The U.S. needs to end the War on Terror, which is an excuse for funding military contractors, special forces, bloated military forces, drone wars, revolutions, spy agencies, and militarization of domestic police.

The U.S. needs to scrap its grandiose ideas of building democratic states in the Middle East, Africa, Central Asia and elsewhere in the name of anti-terror, stability, building up international institutions or any other grand sounding goals. These are excuses for extending the empire that was built during the Cold War.

There is no necessity and no need to strangle Iran for the sake of protecting Americans or Israel. Neither is there any necessity or need to to strangle Iran for the sake of global American hegemony, which is not a policy of peace but a policy of expansionism backed by force.

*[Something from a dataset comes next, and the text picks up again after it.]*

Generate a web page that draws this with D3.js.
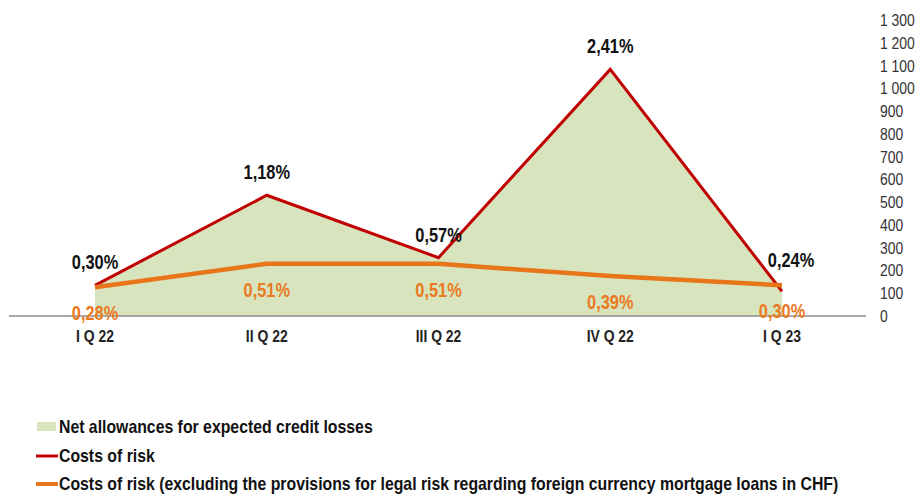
<!DOCTYPE html>
<style>
    body { margin: 0; background: #fff; }
    svg { font-family: "Liberation Sans", Arial, sans-serif; }
    .tick-label { font-size: 17px; fill: #333; }
    .cat-label { font-size: 17px; font-weight: bold; fill: #222; }
    .pct-red { font-size: 20px; font-weight: bold; fill: #111; }
    .pct-orange { font-size: 20px; font-weight: bold; fill: #ea7a22; }
    .legend text { font-size: 18.5px; font-weight: bold; fill: #111; }
</style>
<body>
<script src="https://d3js.org/d3.v7.min.js"></script>
<script>
    // quarters
    var quarters = ["I Q 22", "II Q 22", "III Q 22", "IV Q 22", "I Q 23"];
    // net allowances for expected credit losses (PLN m, right axis)
    var allowances = [128, 527, 255, 1085, 122];
    // costs of risk, %
    var costOfRisk = [0.30, 1.18, 0.57, 2.41, 0.24];
    // costs of risk excluding CHF legal risk provisions, %
    var costOfRiskExCHF = [0.28, 0.51, 0.51, 0.39, 0.30];
    var ticks = d3.range(0, 1301, 100);
    var legendNames = [
        "Net allowances for expected credit losses",
        "Costs of risk",
        "Costs of risk (excluding the provisions for legal risk regarding foreign currency mortgage loans in CHF)"
    ];

    var width = 922, height = 495;
    var green = "#d7e4bd", red = "#c00000", orange = "#e8751a";
    var squeeze = 0.82; // narrow font look

    var svg = d3.select("body").append("svg")
        .attr("width", width)
        .attr("height", height);

    function place(x, y, k) {
        return "translate(" + x + "," + y + ") scale(" + (k || squeeze) + ",1)";
    }

    var x = d3.scalePoint()
        .domain(quarters)
        .range([95, 782]);

    // right axis (PLN m)
    var y = d3.scaleLinear()
        .domain([0, 1300])
        .range([316, 20]);

    // hidden percentage axis
    var yPct = d3.scaleLinear()
        .domain([0, 3])
        .range([316, 9]);

    var rows = quarters.map(function(q, i) {
        return { q: q, a: allowances[i], r: costOfRisk[i], o: costOfRiskExCHF[i] };
    });

    // green area
    svg.append("path")
        .datum(rows)
        .attr("fill", green)
        .attr("d", d3.area()
            .x(function(d) { return x(d.q); })
            .y0(y(0))
            .y1(function(d) { return y(d.a); }));

    // baseline
    svg.append("line")
        .attr("x1", 9).attr("x2", 866)
        .attr("y1", y(0)).attr("y2", y(0))
        .attr("stroke", "#8c8c8c")
        .attr("stroke-width", 1.5);

    // right tick labels
    svg.append("g")
        .selectAll("text")
        .data(ticks)
        .enter().append("text")
          .attr("class", "tick-label")
          .attr("transform", function(d) { return place(880, y(d)); })
          .attr("dy", "0.35em")
          .text(function(d) { return d3.format(",")(d).replace(",", " "); });

    // category labels
    svg.append("g")
        .selectAll("text")
        .data(quarters)
        .enter().append("text")
          .attr("class", "cat-label")
          .attr("transform", function(d) { return place(x(d), 342); })
          .attr("text-anchor", "middle")
          .text(function(d) { return d; });

    // red line
    svg.append("path")
        .datum(rows)
        .attr("fill", "none")
        .attr("stroke", red)
        .attr("stroke-width", 3)
        .attr("d", d3.line()
            .x(function(d) { return x(d.q); })
            .y(function(d) { return yPct(d.r); }));

    // orange line
    svg.append("path")
        .datum(rows)
        .attr("fill", "none")
        .attr("stroke", orange)
        .attr("stroke-width", 4.5)
        .attr("d", d3.line()
            .x(function(d) { return x(d.q); })
            .y(function(d) { return yPct(d.o); }));

    var fmt = function(v) { return d3.format(".2f")(v).replace(".", ",") + "%"; };

    svg.append("g")
        .selectAll("text")
        .data(rows)
        .enter().append("text")
          .attr("class", "pct-red")
          .attr("transform", function(d, i) {
              return place(x(d.q) + (i === 4 ? 9 : 0), yPct(d.r) - (i === 4 ? 31 : 23));
          })
          .attr("dy", "0.35em")
          .attr("text-anchor", "middle")
          .text(function(d) { return fmt(d.r); });

    svg.append("g")
        .selectAll("text")
        .data(rows)
        .enter().append("text")
          .attr("class", "pct-orange")
          .attr("transform", function(d) { return place(x(d.q), yPct(d.o) + 26); })
          .attr("dy", "0.35em")
          .attr("text-anchor", "middle")
          .text(function(d) { return fmt(d.o); });

    // legend
    var legend = svg.append("g").attr("class", "legend");
    var ly = [427, 456, 484];
    legend.append("rect")
        .attr("x", 37).attr("y", ly[0] - 5)
        .attr("width", 19).attr("height", 9)
        .attr("fill", green);
    legend.append("line")
        .attr("x1", 36).attr("x2", 58)
        .attr("y1", ly[1]).attr("y2", ly[1])
        .attr("stroke", red).attr("stroke-width", 3);
    legend.append("line")
        .attr("x1", 36).attr("x2", 58)
        .attr("y1", ly[2]).attr("y2", ly[2])
        .attr("stroke", orange).attr("stroke-width", 4);
    legend.selectAll("text")
        .data(legendNames)
        .enter().append("text")
          .attr("transform", function(d, i) { return place(59, ly[i], 0.855); })
          .attr("dy", "0.33em")
          .text(function(d) { return d; });
</script>
</body>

Those voices in Congress and the Executive who want to dictate to Iran, not negotiate with Iran, stand for policies that drain American resources and sap the country, not strengthen it. Their policies of expansion expose Americans to huge risks of being drawn into serious wars all over the planet. Old Cold War alliances and commitments with Japan, South Korea and others have not been cancelled or revised. Why not? It’s because these representatives and officials are busy attempting to change the past era of superpower confrontation into a new era of sole superpower dominance.

Their vision is one of controlling the world’s destiny according to their own crude notions of how societies and states should be structured into a world order. They are taking the old industrial and war-making ideas of authority, hierarchy, bureaucracy, financial and military control to a new level in which the U.S. employs these methods to create the U.S. world order. Sanctions on Iran are part of their toolkit, and if that fails to achieve their aims, then brute force explicitly remains their option. They are acknowledged advocates of war if other methods fail.

If it’s prosperity that Americans want, then peace, not war, should be U.S. policy. If Americans want to end the National Security state, they need their government to end the Cold War’s institutions and renounce the empire constructed during that episode in history.